- **EXERCISE DESCRIPTION**
Copy all the data exactly, except the pictures.

(Raw records)
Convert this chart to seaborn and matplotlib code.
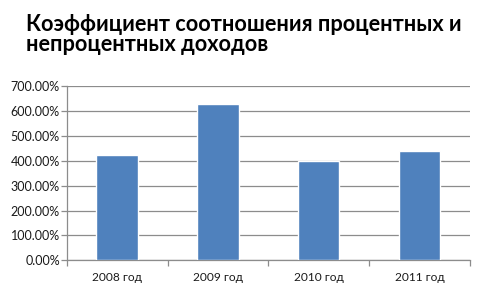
import matplotlib
matplotlib.use("Agg")
import matplotlib.pyplot as plt
import seaborn as sns
import pandas as pd
import numpy as np
from matplotlib.ticker import FuncFormatter, FixedLocator, NullFormatter

categories = ["2008 год", "2009 год", "2010 год", "2011 год"]
values = [423.0, 628.0, 398.0, 439.0]
title = "Коэффициент соотношения процентных и\nнепроцентных доходов"

sns.set_style("white")
plt.rcParams['font.family'] = ['Lato', 'DejaVu Sans']

df = pd.DataFrame({"year": categories, "value": values})

fig = plt.figure(figsize=(4.8, 2.88), dpi=100)
ax = fig.add_axes([0.139, 0.096, 0.840, 0.605])
sns.barplot(data=df, x="year", y="value", color="#4F81BD", width=0.41,
            saturation=1, ax=ax, zorder=3)

ax.set_ylim(0, 700)
ax.set_xlim(-0.5, len(categories) - 0.5)
ax.set_yticks(np.arange(0, 701, 100))
ax.yaxis.set_major_formatter(FuncFormatter(lambda v, p: f"{v:.2f}%"))
ax.grid(axis="y", color="#8C8C8C", linewidth=0.9, zorder=0)
ax.set_axisbelow(True)

ax.set_xlabel("")
ax.set_ylabel("")
for s in ["top", "right"]:
    ax.spines[s].set_visible(False)
for s in ["left", "bottom"]:
    ax.spines[s].set_color("#8C8C8C")
    ax.spines[s].set_linewidth(0.9)

ax.tick_params(axis="y", which="major", left=True, length=4, color="#8C8C8C",
               width=0.9, labelsize=9, pad=1, labelcolor="#1a1a1a")
ax.tick_params(axis="x", which="major", bottom=False, labelsize=8.6, pad=5,
               labelcolor="#1a1a1a")
ax.xaxis.set_minor_locator(FixedLocator(np.arange(-0.5, len(categories), 1.0)))
ax.xaxis.set_minor_formatter(NullFormatter())
ax.tick_params(axis="x", which="minor", bottom=True, length=4, color="#8C8C8C", width=0.9)

fig.text(0.054, 0.952, title, fontsize=15.6, fontweight="bold", va="top", ha="left",
         linespacing=0.93, color="black")

fig.savefig("out.png", dpi=100, facecolor="white")
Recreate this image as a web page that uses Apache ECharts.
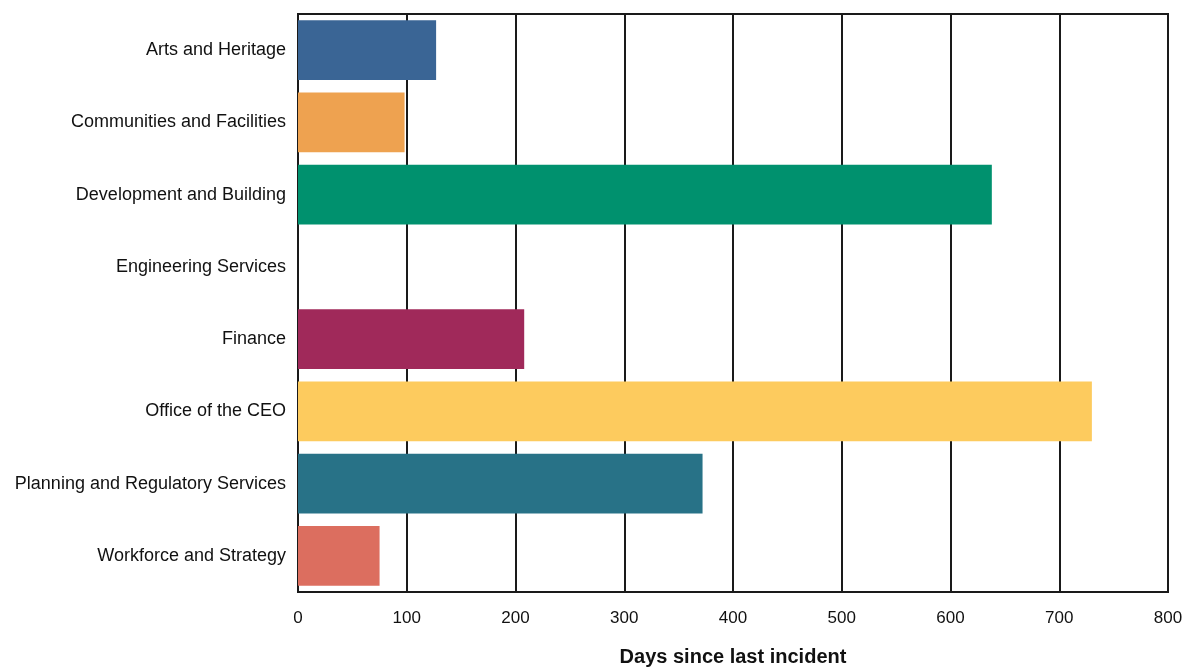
<!DOCTYPE html>
<html>
<head>
<meta charset="utf-8">
<script src="https://cdn.jsdelivr.net/npm/echarts@6/dist/echarts.min.js"></script>
<style>
  html, body { margin: 0; padding: 0; background: #fff; }
  #chart { width: 1184px; height: 667px; }
</style>
</head>
<body>
<div id="chart"></div>
<script>
// Departments and days since their last recorded incident
const departments = [
  'Arts and Heritage',
  'Communities and Facilities',
  'Development and Building',
  'Engineering Services',
  'Finance',
  'Office of the CEO',
  'Planning and Regulatory Services',
  'Workforce and Strategy'
];
const daysSince = [127, 98, 638, 0, 208, 730, 372, 75];
const barColors = ['#3a6595', '#eea250', '#00916e', '#7f7f7f', '#a0295a', '#fdcb5e', '#287287', '#dc6e5f'];
const xTicks = { min: 0, max: 800, interval: 100 };
const xTitle = 'Days since last incident';

const font = '"Liberation Sans", Arial, sans-serif';

const chart = echarts.init(document.getElementById('chart'), null, { renderer: 'canvas' });
chart.setOption({
  animation: false,
  grid: {
    left: 298, right: 16, top: 14, bottom: 75,
    containLabel: false,
    outerBoundsMode: 'none',
    show: true, borderColor: '#1a1a1a', borderWidth: 2, backgroundColor: 'transparent'
  },
  xAxis: {
    type: 'value',
    min: xTicks.min, max: xTicks.max, interval: xTicks.interval,
    name: xTitle,
    nameLocation: 'middle',
    nameGap: 55,
    nameTextStyle: { fontFamily: font, fontSize: 20, fontWeight: 'bold', color: '#111' },
    axisLine: { show: true, lineStyle: { color: '#1a1a1a', width: 2 } },
    axisTick: { show: false },
    axisLabel: { fontFamily: font, fontSize: 17, color: '#111', margin: 18 },
    splitLine: { show: true, lineStyle: { color: '#1a1a1a', width: 2 } }
  },
  yAxis: {
    type: 'category',
    data: departments,
    inverse: true,
    axisLine: { show: true, lineStyle: { color: '#1a1a1a', width: 2 } },
    axisTick: { show: false },
    axisLabel: { fontFamily: font, fontSize: 18, color: '#111', margin: 12 },
    splitLine: { show: false }
  },
  series: [{
    type: 'bar',
    data: daysSince.map((v, i) => ({ value: v, itemStyle: { color: barColors[i] } })),
    barCategoryGap: '17%'
  }]
});
</script>
</body>
</html>
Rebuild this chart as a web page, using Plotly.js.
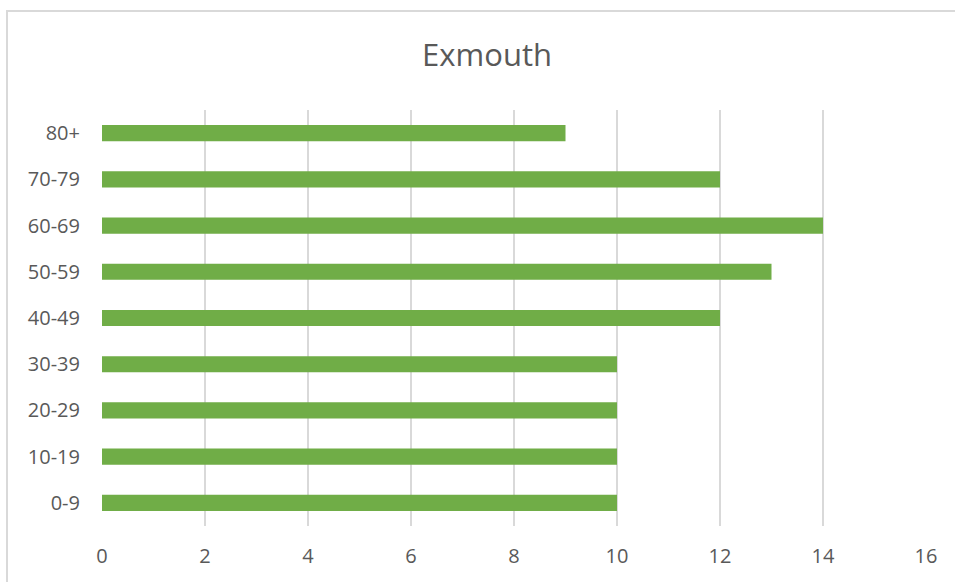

- **RESULT OF THIS EXERCISE**
Convert this chart to seaborn and matplotlib code.
import matplotlib
matplotlib.use("Agg")
import matplotlib.pyplot as plt
import seaborn as sns
import pandas as pd
import numpy as np
from matplotlib.ticker import FuncFormatter, FixedLocator, NullFormatter

categories = ["2008 год", "2009 год", "2010 год", "2011 год"]
values = [423.0, 628.0, 398.0, 439.0]
title = "Коэффициент соотношения процентных и\nнепроцентных доходов"

sns.set_style("white")
plt.rcParams['font.family'] = ['Lato', 'DejaVu Sans']

df = pd.DataFrame({"year": categories, "value": values})

fig = plt.figure(figsize=(4.8, 2.88), dpi=100)
ax = fig.add_axes([0.139, 0.096, 0.840, 0.605])
sns.barplot(data=df, x="year", y="value", color="#4F81BD", width=0.41,
            saturation=1, ax=ax, zorder=3)

ax.set_ylim(0, 700)
ax.set_xlim(-0.5, len(categories) - 0.5)
ax.set_yticks(np.arange(0, 701, 100))
ax.yaxis.set_major_formatter(FuncFormatter(lambda v, p: f"{v:.2f}%"))
ax.grid(axis="y", color="#8C8C8C", linewidth=0.9, zorder=0)
ax.set_axisbelow(True)

ax.set_xlabel("")
ax.set_ylabel("")
for s in ["top", "right"]:
    ax.spines[s].set_visible(False)
for s in ["left", "bottom"]:
    ax.spines[s].set_color("#8C8C8C")
    ax.spines[s].set_linewidth(0.9)

ax.tick_params(axis="y", which="major", left=True, length=4, color="#8C8C8C",
               width=0.9, labelsize=9, pad=1, labelcolor="#1a1a1a")
ax.tick_params(axis="x", which="major", bottom=False, labelsize=8.6, pad=5,
               labelcolor="#1a1a1a")
ax.xaxis.set_minor_locator(FixedLocator(np.arange(-0.5, len(categories), 1.0)))
ax.xaxis.set_minor_formatter(NullFormatter())
ax.tick_params(axis="x", which="minor", bottom=True, length=4, color="#8C8C8C", width=0.9)

fig.text(0.054, 0.952, title, fontsize=15.6, fontweight="bold", va="top", ha="left",
         linespacing=0.93, color="black")

fig.savefig("out.png", dpi=100, facecolor="white")
Recreate this image as a web page that uses Apache ECharts.
<!DOCTYPE html>
<html>
<head>
<meta charset="utf-8">
<script src="https://cdn.jsdelivr.net/npm/echarts@6/dist/echarts.min.js"></script>
<style>
  html, body { margin: 0; padding: 0; background: #fff; }
  #chart { width: 1184px; height: 667px; }
</style>
</head>
<body>
<div id="chart"></div>
<script>
// Departments and days since their last recorded incident
const departments = [
  'Arts and Heritage',
  'Communities and Facilities',
  'Development and Building',
  'Engineering Services',
  'Finance',
  'Office of the CEO',
  'Planning and Regulatory Services',
  'Workforce and Strategy'
];
const daysSince = [127, 98, 638, 0, 208, 730, 372, 75];
const barColors = ['#3a6595', '#eea250', '#00916e', '#7f7f7f', '#a0295a', '#fdcb5e', '#287287', '#dc6e5f'];
const xTicks = { min: 0, max: 800, interval: 100 };
const xTitle = 'Days since last incident';

const font = '"Liberation Sans", Arial, sans-serif';

const chart = echarts.init(document.getElementById('chart'), null, { renderer: 'canvas' });
chart.setOption({
  animation: false,
  grid: {
    left: 298, right: 16, top: 14, bottom: 75,
    containLabel: false,
    outerBoundsMode: 'none',
    show: true, borderColor: '#1a1a1a', borderWidth: 2, backgroundColor: 'transparent'
  },
  xAxis: {
    type: 'value',
    min: xTicks.min, max: xTicks.max, interval: xTicks.interval,
    name: xTitle,
    nameLocation: 'middle',
    nameGap: 55,
    nameTextStyle: { fontFamily: font, fontSize: 20, fontWeight: 'bold', color: '#111' },
    axisLine: { show: true, lineStyle: { color: '#1a1a1a', width: 2 } },
    axisTick: { show: false },
    axisLabel: { fontFamily: font, fontSize: 17, color: '#111', margin: 18 },
    splitLine: { show: true, lineStyle: { color: '#1a1a1a', width: 2 } }
  },
  yAxis: {
    type: 'category',
    data: departments,
    inverse: true,
    axisLine: { show: true, lineStyle: { color: '#1a1a1a', width: 2 } },
    axisTick: { show: false },
    axisLabel: { fontFamily: font, fontSize: 18, color: '#111', margin: 12 },
    splitLine: { show: false }
  },
  series: [{
    type: 'bar',
    data: daysSince.map((v, i) => ({ value: v, itemStyle: { color: barColors[i] } })),
    barCategoryGap: '17%'
  }]
});
</script>
</body>
</html>
Rebuild this chart as a web page, using Plotly.js.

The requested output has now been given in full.